Goal: Copy out all lines carrying the word "that".

* Start *

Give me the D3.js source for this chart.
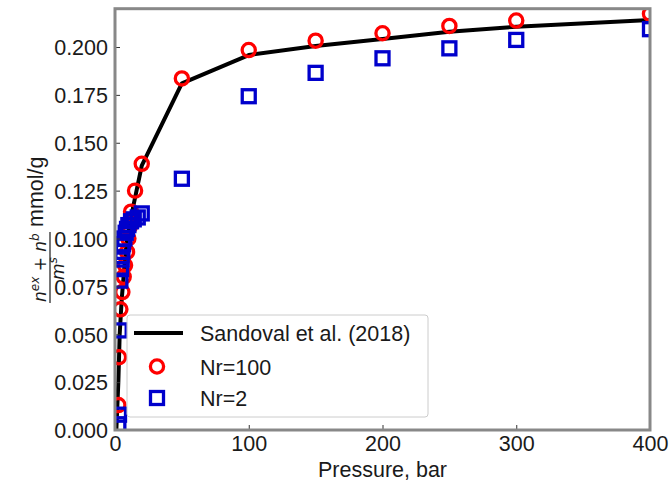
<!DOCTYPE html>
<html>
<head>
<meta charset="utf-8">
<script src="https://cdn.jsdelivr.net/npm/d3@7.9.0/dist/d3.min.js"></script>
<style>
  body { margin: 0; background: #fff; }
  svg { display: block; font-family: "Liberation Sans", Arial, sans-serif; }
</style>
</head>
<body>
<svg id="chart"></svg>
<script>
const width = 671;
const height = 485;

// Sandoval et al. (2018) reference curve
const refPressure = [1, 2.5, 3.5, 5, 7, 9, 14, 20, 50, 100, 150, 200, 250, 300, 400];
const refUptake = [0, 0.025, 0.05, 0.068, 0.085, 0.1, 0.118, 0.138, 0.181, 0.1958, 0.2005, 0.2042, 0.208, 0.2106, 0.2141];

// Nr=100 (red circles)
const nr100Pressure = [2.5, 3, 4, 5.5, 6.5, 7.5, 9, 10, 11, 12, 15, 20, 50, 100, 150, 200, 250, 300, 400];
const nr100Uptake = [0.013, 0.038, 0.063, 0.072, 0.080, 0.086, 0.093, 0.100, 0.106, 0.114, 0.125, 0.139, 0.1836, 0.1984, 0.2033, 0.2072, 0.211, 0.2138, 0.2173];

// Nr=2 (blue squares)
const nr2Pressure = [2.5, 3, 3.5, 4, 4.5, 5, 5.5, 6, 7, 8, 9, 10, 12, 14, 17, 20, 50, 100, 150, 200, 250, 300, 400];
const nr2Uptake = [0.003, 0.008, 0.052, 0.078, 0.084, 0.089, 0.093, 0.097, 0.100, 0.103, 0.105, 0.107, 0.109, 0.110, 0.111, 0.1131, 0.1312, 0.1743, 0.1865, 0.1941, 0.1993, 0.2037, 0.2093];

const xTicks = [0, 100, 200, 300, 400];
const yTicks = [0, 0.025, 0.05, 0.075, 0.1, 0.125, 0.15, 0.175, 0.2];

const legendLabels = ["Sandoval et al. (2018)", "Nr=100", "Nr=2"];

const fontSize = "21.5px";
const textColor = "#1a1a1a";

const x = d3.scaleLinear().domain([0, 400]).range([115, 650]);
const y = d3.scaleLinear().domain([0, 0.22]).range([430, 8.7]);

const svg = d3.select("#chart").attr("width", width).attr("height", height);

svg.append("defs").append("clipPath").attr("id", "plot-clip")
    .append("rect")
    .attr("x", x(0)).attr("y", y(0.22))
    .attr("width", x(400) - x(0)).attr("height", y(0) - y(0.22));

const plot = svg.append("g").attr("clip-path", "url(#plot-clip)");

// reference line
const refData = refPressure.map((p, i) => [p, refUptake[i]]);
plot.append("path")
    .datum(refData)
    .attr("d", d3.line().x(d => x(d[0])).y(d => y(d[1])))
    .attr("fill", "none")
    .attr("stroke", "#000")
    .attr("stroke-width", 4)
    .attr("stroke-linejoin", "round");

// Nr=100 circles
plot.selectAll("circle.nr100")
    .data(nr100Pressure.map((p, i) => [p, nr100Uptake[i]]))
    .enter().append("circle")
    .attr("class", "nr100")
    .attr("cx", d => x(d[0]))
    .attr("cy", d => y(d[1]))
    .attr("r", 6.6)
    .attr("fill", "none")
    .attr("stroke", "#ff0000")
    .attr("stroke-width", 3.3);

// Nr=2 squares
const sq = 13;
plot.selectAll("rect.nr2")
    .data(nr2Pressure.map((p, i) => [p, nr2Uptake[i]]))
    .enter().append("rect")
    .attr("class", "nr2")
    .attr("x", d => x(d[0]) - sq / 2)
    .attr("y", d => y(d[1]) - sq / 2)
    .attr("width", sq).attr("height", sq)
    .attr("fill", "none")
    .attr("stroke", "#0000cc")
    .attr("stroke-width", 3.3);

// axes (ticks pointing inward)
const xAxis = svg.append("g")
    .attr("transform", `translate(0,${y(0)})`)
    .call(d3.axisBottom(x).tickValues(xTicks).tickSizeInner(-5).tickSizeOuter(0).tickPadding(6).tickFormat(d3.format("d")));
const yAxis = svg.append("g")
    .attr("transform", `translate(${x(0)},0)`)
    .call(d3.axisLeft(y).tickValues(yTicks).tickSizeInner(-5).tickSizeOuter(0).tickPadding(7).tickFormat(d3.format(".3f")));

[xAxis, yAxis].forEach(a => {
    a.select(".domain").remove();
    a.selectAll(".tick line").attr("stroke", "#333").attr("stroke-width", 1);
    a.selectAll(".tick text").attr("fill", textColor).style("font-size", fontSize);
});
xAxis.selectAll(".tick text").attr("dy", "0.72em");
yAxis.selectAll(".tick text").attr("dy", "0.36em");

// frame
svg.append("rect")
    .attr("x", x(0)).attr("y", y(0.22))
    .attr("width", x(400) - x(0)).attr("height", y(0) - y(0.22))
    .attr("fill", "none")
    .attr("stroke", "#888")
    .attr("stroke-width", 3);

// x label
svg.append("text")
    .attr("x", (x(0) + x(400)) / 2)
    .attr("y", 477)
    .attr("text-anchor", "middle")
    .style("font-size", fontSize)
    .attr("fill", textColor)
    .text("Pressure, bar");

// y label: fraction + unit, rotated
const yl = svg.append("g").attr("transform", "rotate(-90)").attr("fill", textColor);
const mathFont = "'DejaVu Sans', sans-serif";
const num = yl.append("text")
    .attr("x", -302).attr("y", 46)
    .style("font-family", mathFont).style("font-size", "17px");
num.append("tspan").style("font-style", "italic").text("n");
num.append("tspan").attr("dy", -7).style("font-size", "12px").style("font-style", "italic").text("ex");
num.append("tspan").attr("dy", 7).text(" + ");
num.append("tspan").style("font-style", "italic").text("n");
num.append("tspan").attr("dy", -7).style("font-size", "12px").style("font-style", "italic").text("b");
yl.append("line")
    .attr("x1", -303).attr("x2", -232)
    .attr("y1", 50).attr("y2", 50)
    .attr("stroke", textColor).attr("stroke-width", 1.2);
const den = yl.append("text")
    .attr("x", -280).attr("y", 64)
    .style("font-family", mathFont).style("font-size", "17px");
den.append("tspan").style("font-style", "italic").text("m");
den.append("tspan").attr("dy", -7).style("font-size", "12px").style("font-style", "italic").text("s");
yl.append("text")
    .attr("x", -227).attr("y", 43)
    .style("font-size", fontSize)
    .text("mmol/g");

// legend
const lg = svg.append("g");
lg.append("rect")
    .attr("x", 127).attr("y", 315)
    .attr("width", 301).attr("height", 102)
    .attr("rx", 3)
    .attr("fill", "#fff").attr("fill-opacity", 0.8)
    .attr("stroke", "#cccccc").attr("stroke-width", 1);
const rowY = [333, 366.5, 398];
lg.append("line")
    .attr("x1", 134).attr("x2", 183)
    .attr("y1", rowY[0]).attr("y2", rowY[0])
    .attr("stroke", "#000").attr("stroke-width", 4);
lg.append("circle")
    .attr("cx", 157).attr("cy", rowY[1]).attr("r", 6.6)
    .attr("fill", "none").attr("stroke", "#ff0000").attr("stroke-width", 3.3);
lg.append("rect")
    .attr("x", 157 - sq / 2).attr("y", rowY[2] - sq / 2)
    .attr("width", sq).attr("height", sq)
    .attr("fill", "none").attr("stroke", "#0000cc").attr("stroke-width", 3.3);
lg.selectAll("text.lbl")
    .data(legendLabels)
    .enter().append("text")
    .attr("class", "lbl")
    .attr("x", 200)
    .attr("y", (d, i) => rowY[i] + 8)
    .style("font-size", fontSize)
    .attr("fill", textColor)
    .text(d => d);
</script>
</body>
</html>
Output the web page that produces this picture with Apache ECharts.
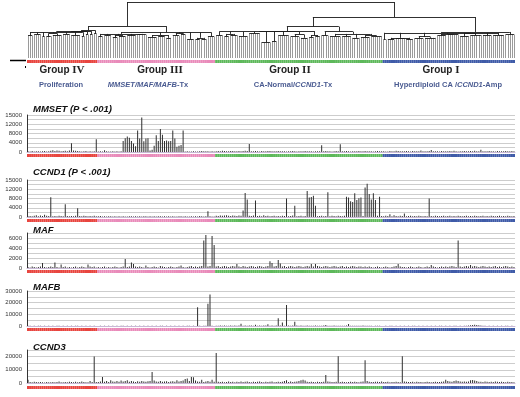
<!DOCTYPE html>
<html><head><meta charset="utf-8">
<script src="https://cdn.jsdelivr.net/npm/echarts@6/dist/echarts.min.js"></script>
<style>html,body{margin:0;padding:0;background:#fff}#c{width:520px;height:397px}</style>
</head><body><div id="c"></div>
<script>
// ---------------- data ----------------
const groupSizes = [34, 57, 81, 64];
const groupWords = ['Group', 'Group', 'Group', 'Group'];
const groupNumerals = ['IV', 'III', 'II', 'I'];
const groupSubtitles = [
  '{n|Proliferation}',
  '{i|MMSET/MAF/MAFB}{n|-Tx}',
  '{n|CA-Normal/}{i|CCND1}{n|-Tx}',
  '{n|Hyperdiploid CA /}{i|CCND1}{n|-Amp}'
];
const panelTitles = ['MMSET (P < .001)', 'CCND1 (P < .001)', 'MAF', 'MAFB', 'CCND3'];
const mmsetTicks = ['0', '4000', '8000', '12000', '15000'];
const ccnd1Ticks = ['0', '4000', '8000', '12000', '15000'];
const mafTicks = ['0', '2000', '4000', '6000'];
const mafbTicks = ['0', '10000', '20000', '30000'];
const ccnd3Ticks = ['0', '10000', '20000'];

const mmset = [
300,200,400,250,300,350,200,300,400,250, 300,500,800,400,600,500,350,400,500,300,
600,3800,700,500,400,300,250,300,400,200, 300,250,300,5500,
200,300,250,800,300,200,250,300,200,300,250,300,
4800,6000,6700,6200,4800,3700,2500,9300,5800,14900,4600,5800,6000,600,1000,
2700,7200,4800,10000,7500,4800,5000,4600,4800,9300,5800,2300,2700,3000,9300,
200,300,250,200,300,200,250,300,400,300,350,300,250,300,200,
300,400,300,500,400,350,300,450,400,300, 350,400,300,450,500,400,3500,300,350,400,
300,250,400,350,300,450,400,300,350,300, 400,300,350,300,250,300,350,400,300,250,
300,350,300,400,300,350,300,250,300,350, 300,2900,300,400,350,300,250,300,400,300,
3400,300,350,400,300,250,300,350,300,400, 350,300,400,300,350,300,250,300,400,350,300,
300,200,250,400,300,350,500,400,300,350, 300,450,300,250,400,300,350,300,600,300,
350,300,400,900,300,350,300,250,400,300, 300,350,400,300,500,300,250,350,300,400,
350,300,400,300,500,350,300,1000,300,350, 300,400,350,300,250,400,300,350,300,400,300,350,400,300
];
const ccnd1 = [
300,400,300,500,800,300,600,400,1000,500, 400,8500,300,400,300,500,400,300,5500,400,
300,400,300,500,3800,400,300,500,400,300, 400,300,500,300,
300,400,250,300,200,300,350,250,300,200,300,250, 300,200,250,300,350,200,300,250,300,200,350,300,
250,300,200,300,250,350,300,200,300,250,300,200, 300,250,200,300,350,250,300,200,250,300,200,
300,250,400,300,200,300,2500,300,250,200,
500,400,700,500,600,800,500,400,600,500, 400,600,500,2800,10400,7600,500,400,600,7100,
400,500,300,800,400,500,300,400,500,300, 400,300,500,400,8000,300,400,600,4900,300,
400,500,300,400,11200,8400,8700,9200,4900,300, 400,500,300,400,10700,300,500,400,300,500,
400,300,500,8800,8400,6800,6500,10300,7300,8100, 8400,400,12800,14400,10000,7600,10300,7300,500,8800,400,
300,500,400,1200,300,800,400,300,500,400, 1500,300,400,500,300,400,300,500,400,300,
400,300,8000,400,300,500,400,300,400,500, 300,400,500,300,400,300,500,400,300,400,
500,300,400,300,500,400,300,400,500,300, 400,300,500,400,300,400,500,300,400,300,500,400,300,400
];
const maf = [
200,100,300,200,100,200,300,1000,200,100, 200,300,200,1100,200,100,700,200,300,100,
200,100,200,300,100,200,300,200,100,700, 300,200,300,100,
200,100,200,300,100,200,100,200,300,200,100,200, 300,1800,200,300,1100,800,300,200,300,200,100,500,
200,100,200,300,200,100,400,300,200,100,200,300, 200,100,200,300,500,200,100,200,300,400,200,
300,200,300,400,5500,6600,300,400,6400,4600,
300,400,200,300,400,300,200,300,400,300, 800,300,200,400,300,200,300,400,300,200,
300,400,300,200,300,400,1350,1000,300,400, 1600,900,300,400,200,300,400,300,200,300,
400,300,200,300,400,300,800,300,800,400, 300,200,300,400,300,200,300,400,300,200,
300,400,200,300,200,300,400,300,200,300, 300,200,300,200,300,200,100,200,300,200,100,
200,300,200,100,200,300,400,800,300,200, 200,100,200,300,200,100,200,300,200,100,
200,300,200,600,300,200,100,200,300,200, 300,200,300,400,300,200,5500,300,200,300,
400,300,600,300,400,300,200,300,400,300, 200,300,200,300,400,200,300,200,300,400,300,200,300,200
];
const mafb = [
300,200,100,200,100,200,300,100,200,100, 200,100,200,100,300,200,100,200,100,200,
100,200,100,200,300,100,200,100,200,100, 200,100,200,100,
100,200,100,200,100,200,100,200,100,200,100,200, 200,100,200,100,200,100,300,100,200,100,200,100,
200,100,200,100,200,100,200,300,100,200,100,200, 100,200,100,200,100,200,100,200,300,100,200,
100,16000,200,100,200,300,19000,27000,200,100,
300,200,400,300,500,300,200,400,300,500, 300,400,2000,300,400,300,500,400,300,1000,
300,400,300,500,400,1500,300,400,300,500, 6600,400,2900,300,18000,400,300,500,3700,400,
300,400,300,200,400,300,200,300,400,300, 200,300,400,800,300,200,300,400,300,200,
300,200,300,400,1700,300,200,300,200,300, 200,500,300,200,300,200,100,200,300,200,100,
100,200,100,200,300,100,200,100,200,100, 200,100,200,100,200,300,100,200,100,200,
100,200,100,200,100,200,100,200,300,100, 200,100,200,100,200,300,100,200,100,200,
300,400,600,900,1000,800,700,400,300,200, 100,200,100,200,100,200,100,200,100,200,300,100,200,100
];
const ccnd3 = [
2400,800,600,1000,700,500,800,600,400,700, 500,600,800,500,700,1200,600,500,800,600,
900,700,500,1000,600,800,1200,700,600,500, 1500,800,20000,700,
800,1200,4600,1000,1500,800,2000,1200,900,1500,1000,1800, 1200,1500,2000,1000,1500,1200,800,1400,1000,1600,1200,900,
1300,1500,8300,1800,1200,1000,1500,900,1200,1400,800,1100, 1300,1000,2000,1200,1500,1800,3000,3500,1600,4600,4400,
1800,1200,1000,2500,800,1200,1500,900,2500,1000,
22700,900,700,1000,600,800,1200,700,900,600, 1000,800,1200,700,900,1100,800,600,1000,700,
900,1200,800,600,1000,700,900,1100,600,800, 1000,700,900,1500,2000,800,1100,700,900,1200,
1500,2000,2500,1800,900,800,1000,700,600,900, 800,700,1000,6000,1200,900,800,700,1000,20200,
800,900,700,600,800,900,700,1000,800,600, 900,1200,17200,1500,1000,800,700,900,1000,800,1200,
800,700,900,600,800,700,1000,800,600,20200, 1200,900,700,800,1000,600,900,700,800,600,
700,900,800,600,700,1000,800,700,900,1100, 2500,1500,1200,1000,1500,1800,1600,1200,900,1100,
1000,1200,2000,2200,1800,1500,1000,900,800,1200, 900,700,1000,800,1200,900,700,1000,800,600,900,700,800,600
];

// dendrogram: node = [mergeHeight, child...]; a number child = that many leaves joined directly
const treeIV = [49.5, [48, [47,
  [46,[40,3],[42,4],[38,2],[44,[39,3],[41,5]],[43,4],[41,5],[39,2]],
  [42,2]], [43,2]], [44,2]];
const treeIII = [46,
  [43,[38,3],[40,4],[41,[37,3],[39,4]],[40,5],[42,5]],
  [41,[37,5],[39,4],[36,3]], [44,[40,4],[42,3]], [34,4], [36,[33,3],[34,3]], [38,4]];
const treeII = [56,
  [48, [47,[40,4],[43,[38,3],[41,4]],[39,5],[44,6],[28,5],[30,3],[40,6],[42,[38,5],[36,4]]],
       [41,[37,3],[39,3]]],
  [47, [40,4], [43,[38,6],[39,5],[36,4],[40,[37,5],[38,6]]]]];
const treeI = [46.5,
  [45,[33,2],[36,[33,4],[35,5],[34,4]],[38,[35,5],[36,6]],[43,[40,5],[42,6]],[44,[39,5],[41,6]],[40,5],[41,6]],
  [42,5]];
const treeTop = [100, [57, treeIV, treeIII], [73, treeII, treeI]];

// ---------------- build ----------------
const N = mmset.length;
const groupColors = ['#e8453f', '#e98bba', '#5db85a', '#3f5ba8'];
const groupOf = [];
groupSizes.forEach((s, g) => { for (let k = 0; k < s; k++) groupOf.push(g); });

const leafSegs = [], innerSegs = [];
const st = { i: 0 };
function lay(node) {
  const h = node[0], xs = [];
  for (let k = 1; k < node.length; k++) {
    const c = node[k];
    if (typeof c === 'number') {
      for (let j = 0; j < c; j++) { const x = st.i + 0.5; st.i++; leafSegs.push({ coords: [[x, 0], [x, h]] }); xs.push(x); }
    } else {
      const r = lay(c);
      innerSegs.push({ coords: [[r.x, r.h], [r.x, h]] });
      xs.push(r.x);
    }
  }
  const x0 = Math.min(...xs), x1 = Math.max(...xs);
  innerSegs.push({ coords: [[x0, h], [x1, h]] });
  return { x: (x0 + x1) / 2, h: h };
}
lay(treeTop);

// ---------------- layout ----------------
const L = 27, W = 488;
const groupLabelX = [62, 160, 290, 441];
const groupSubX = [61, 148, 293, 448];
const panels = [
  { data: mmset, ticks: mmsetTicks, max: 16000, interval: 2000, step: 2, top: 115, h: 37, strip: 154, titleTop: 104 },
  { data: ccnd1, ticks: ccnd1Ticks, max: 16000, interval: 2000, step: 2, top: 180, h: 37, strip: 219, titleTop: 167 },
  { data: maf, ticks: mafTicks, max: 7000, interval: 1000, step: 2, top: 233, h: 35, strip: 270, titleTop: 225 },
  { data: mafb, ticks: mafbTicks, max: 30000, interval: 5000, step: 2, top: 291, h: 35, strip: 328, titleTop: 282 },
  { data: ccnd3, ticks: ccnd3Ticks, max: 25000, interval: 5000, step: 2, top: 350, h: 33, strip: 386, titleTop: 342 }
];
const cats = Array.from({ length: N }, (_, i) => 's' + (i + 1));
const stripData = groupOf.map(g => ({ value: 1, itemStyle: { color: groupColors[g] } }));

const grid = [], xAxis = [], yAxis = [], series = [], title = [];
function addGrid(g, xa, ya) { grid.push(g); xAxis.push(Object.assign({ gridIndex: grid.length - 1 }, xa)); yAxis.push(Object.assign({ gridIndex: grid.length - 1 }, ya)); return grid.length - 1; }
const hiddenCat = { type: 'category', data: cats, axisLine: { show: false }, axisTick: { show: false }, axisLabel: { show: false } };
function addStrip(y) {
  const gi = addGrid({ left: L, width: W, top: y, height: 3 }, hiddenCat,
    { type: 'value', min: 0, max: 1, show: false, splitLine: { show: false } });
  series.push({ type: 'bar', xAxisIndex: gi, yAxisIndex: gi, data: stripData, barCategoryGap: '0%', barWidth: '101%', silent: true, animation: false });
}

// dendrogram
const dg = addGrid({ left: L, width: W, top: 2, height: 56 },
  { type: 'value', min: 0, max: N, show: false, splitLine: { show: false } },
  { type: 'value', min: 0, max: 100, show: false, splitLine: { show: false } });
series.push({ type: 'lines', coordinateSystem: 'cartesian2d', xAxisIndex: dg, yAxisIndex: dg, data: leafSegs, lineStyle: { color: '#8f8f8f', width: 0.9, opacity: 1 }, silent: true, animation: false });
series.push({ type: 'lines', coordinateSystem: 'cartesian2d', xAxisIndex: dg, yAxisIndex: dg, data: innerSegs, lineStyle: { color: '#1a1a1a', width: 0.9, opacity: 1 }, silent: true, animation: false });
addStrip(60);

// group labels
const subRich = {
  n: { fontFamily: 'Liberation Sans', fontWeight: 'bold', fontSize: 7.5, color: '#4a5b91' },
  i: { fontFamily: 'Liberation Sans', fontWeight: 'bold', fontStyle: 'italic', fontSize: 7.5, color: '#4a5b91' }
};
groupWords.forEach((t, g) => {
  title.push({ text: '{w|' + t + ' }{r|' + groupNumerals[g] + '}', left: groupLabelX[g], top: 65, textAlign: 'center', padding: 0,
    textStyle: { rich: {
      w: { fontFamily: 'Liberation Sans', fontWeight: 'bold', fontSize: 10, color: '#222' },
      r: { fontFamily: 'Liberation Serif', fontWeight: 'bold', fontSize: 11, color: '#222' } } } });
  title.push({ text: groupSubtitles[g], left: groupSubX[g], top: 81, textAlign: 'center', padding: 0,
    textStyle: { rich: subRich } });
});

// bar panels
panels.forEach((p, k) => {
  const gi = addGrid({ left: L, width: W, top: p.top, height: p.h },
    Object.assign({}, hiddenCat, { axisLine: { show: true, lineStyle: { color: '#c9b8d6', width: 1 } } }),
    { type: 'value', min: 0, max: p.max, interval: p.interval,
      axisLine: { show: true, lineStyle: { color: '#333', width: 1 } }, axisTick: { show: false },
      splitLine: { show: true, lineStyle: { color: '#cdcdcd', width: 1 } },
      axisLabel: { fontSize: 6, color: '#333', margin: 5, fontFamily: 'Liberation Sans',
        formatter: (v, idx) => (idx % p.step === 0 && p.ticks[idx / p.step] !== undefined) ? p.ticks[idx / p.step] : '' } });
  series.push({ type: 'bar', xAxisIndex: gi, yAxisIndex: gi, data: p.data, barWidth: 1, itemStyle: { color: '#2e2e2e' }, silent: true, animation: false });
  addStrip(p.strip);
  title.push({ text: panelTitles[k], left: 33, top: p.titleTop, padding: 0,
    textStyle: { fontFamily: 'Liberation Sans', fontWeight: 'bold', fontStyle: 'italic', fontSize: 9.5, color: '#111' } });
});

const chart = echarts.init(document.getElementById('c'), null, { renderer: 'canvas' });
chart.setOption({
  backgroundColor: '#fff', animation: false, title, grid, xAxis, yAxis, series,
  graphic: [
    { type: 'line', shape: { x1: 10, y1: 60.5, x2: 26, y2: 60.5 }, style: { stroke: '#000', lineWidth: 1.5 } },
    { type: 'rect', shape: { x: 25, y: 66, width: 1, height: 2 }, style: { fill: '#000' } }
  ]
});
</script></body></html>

* End *

Full output:
Output the web page that produces this picture with Apache ECharts.
// dendrogram: node = [mergeHeight, child...]; a number child = that many leaves joined directly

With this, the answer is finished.